Pour se prononcer l’Autorité a retenu notamment le caractère délibéré d’une « infraction grave à l’ordre public économique » (point 91). Même si l’article L. 430-8 du code du commerce ne se limite pas aux infractions intentionnelles mais concerne également les infractions résultant d’une négligence, en l’espèce, le caractère délibéré de la violation - susceptible de constituer une circonstance aggravante - résulte d’une « accumulation de comportements traduisant une volonté délibérée de procéder à la réalisation effective de l’opération et d’un mépris des règles de concurrence s’agissant, notamment, des interventions directes de COFEPP dans la politique commerciale de MBWS, dans le choix de son dirigeant, ou encore des échanges d’informations commercialement sensibles. » ( point 95).
S’agissant de la durée, l’Autorité veille à distinguer la nature des deux infractions. Alors que le défaut de notification est une infraction instantanée et permanente s’accomplissant dans un trait de temps mais dont les effets se prolongent dans la durée, le gun jumping est une infraction continue.
En considération de telles qualifications, elle relève que la notification aurait dû avoir lieu antérieurement au 13 avril 2018, jour de la réalisation effective de l’opération et que le manquement à l’obligation de suspension fut d’une durée maximale puisque couvrant toute la période séparant le jour de la notification et celui de la décision de l’Autorité.
Au regard de ces déterminants de la sanction et dans le respect de la transaction acceptée par COFEPP en décembre 2021, il lui est infligé une amende de 7.000.000 euros d’euros pour les deux infractions, soit 1% de son chiffre d’affaires.

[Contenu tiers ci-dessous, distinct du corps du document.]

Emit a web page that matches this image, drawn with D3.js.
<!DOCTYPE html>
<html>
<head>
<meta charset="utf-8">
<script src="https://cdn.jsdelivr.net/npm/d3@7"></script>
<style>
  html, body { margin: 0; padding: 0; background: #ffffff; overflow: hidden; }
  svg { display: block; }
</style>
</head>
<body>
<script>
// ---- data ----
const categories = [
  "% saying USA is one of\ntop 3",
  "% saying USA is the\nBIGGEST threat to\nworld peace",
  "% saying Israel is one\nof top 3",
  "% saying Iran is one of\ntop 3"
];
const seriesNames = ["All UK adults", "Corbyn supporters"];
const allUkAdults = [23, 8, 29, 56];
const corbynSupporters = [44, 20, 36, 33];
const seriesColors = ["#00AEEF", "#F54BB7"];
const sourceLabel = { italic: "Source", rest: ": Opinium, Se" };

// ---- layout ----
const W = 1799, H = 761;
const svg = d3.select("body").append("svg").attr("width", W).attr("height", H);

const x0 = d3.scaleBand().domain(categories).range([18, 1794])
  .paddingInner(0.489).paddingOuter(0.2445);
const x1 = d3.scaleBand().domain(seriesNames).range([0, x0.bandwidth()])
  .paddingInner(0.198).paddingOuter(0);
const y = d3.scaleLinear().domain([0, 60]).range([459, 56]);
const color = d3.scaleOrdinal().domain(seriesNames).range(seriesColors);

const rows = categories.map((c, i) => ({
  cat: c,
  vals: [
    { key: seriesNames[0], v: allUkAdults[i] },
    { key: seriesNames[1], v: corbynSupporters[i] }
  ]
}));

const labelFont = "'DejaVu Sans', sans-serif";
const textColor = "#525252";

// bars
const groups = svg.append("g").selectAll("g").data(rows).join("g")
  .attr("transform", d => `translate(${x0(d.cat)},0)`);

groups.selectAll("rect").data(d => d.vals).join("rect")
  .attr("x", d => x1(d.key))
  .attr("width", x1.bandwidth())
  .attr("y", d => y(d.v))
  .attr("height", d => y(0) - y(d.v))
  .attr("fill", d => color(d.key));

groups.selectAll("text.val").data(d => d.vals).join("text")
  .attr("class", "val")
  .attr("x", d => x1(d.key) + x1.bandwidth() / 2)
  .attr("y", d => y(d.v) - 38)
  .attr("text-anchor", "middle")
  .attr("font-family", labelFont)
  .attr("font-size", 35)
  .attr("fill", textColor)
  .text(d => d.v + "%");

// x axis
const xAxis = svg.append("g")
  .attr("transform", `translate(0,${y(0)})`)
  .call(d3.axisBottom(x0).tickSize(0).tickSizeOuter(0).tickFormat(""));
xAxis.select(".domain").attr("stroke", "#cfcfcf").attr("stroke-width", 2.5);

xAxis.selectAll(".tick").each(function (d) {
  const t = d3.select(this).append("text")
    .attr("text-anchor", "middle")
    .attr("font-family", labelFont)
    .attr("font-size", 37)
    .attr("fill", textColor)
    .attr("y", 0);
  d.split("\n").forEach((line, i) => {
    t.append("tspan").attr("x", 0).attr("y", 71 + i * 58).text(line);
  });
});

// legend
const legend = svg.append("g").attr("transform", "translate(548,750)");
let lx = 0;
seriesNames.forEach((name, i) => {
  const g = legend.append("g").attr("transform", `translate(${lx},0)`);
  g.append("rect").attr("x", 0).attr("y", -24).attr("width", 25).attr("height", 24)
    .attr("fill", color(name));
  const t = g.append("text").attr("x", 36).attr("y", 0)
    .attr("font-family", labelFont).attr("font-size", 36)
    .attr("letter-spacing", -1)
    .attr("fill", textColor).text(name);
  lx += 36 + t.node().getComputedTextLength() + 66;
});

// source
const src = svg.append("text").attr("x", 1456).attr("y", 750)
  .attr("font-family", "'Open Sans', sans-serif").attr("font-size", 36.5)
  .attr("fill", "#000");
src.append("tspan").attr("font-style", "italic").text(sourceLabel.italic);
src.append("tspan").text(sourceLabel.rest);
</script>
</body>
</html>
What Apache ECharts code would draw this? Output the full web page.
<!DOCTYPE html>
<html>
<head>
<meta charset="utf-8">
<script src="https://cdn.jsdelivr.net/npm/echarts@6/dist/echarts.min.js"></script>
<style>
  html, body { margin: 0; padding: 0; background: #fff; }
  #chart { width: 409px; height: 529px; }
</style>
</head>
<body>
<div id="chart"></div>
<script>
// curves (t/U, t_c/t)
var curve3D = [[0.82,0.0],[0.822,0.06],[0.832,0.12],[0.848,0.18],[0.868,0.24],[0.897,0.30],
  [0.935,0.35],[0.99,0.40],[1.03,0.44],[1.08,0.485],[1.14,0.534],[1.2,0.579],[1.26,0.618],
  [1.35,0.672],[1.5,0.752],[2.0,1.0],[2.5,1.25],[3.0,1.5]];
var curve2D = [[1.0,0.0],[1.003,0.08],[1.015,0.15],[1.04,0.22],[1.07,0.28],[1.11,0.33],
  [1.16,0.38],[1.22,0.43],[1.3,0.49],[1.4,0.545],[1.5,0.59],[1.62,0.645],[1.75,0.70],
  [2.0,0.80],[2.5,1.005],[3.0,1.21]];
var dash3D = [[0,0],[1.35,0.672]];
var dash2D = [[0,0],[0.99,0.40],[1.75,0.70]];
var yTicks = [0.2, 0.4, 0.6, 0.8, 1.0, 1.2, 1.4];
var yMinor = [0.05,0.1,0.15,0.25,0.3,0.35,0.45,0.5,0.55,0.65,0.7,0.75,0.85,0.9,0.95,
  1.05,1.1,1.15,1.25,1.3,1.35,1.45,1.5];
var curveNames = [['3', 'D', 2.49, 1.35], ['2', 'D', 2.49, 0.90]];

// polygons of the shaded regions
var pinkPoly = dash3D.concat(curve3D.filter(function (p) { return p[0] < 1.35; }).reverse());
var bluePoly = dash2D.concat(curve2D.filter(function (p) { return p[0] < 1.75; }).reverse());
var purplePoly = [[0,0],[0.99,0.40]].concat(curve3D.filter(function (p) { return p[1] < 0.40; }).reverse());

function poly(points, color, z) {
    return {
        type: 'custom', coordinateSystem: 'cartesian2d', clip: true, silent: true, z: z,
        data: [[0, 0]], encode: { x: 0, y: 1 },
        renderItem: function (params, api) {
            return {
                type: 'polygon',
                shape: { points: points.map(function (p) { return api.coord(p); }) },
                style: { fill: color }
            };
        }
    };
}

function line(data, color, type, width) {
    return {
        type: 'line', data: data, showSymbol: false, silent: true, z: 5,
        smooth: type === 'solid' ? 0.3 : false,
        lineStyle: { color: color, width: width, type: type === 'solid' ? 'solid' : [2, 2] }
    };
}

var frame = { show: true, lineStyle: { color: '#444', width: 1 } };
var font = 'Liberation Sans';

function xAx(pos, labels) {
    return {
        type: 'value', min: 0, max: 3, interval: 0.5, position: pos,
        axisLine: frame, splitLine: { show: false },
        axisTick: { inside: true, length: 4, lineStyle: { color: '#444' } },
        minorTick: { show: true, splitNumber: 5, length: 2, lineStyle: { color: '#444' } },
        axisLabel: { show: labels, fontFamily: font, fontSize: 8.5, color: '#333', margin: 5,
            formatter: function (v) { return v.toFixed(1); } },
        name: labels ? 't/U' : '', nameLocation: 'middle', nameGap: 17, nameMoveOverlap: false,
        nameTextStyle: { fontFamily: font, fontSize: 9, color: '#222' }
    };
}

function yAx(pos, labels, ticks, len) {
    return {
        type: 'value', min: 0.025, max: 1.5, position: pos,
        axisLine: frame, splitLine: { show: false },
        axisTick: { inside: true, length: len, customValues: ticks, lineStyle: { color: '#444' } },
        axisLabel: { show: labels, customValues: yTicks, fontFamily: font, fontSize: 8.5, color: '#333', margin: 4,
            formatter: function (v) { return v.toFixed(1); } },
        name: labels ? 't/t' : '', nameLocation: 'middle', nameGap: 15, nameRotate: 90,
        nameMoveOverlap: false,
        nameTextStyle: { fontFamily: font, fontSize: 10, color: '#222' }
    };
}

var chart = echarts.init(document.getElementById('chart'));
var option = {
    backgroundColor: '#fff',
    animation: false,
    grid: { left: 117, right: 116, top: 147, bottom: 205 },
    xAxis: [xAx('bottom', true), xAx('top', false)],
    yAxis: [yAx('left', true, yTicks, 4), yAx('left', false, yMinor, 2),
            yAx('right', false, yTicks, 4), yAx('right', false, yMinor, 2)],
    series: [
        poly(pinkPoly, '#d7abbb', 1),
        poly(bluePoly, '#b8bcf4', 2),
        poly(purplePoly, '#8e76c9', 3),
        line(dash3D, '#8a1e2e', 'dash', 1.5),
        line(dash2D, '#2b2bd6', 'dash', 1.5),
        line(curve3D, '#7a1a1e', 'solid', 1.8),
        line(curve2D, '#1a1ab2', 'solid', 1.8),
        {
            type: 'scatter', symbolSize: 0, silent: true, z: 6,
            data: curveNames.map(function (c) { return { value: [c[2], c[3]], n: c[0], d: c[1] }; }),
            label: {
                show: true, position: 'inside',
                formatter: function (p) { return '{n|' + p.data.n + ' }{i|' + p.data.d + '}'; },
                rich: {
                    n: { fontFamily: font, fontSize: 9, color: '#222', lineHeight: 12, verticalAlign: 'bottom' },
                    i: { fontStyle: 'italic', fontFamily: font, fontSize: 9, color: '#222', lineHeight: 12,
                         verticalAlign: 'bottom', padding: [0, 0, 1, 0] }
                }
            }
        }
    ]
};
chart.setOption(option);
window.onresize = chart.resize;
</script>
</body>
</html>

Cette décision ne marque peut être pas la fin des poursuites à l’ égard de COFEPP dans cette affaire puisque, dans son arrêt du 20 avril 2022, la Cour de cassation valide la plupart des saisies opérées dans le cadre de l’enquête diligentée par l’Autorité de la concurrence après la décision d’autorisation. Cette enquête porte notamment sur la « présomption d’une répartition de marchés » entre les deux sociétés par l’échange d’informations, ce qui est contraire aux articles L. 420-1 du code de commerce et 101 du Traité sur le fonctionnement de l’Union européenne » (Cour d'appel de Paris, Pôle 5 - chambre 15, 9 décembre 2020, n° 19/07453). Autrement dit, les éléments obtenus lors des saisies pourraient être utilisés pour qualifier une entente anticoncurrentielle, mais à la condition que les comportements soient antérieurs au 13 avril 2018, date retenue par l’Autorité pour la réalisation de la prise de contrôle exclusif, une entente ne pouvant avoir lieu au sein d’une même entité économique.